Massimiliano Castellani, Avvenire 5/9/2012, 5 settembre 2012
TUTTO TRANNE CHE FAIR PLAY FINANZIARIO
Tutte le società di calcio lo sbandierano, tutti lo temono, quasi nessuno intanto lo prende sul serio e tanto meno è in grado di attuarlo. Stiamo parlando della chimera del fair play finanziario. «Se Platini fosse il vero Savonarola del calcio europeo, allora la maggior parte dei grandi club dal momento in cui entrerà in vigore la normativa del fair play finanziario non potrebbero più iscriversi ai loro campionati e tanto meno alle competizioni internazionali ». Giudizio asciutto, negativo, ma estremamente realistico quello espresso da Marcel Vulpis, direttore di “Sporteconomy”.

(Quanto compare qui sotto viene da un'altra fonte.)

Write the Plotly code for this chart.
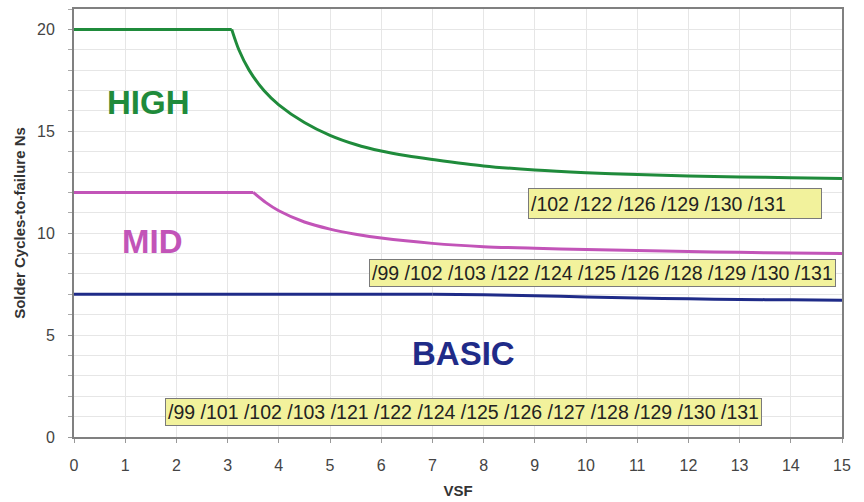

La formula, di cui Platini si sente depositario e che pretende da tutti è semplice: «I costi devono essere sempre coperti dai ricavi». Il problema è riuscire a metterla in pratica e lo step ulteriore, «portare i bilanci al punto di pareggio», al momento, è mera utopia. Il tempo però, come in campo, scorre in fretta e se dal 2012 al 2014, sarà ancora possibile accumulare un deficit massimo di 45 milioni, già nel biennio 2015-2017 si dovrà scendere sotto il tetto dei meno 30 milioni. L’ora “X” del calcio con i conti in regola e senza più sfumature di “rosso”, è fissata per il 2018. A questa data sarà garantito un margine di perdite fino a 5 milioni, ma l’ordine tassativo per tutti sarà: «portare il bilancio in pareggio».
Per molte squadre sarà più facile arrivare alla vittoria del titolo nazionale o della Champions, piuttosto che centrare l’obiettivo del fair play finanziario. Certo, colpa anche di un mercato che soffre ancora di “doping amministrativo”, in cui esiste un Paris Saint Germain che può permettersi di offrire al Real Madrid 150 milioni per acquistare Cristiano Ronaldo. «Ma gli esempi si sprecano – spiega Vulpis –. In Premier i campioni in carica del Manchester City di Roberto Mancini, hanno un costo del lavoro che supera del 110% il valore della produzione netta. Questo vuol dire che per ogni sterlina di fatturato, ne spendono 2 per investimenti operativi».
Il City a fronte di un fatturato di 175 milioni di euro (più 22,5%), si ritrovano con un costo del personale per 199 milioni di euro e ammortamenti per la rosa dei giocatori che si aggira sui 96 milioni. Cifre pazzesche, che non possono stupire certo l’azienda calcio Italia che nell’ultimo decennio, 2001-2011 è stata in grado di accumulare perdite per 2,5 miliardi di euro. Un rosso, per niente relativo. Le nostre società spendono e spandono e si stanno calmando un po’ solo ora che i venti di spread oscillano costantemente tra i 400-500 punti. Delle 20 società di Serie A, solo cinque possono considerarsi già in regola con i parametri previsti dal fair play finanziario: sono Napoli, Udinese, Lazio, Catania e Palermo. «Al Napoli potremmo dare lo scudetto del fair play finanziario – dice il direttore di Sporteconomy –. Il club del presidente De Laurentiis da cinque stagioni infatti è in regola e ha presentato a bilancio un utile di 11 milioni di euro. Bene anche l’Udinese che merita un premio per lo scouting operato da patron Pozzo che sta esportando il modello friulano in Spagna e Inghilterra dove ha rilevato la proprietà del Granada e del Watford». Due modelli di “club virtuosi”, in un contesto in cui la virtù pare sia stata bandita. «Il doping amministrativo è tuttora in voga dai topclub, fino alle piccole società. Da noi le tre grandi sorelle di Juve, Milan e Inter dovrebbero ridurre ancora del 30% gli ingaggi dei propri calciatori. Il vero “virtuosismo” sarebbe scendere sotto il 45% nel rapporto tra salari e ricavi, invece la media attuale si attesta a un passo da quel 70% considerato pericoloso dal sistema di monitoraggio della Uefa».
Al di là degli appelli però, il governo del calcio europeo continua a chiudere un occhio sulle follie finanziare dei colossi del pallone, i quali, forse pensano: o che siano virtuali o di poter dribblare i paletti del fair play finanziario.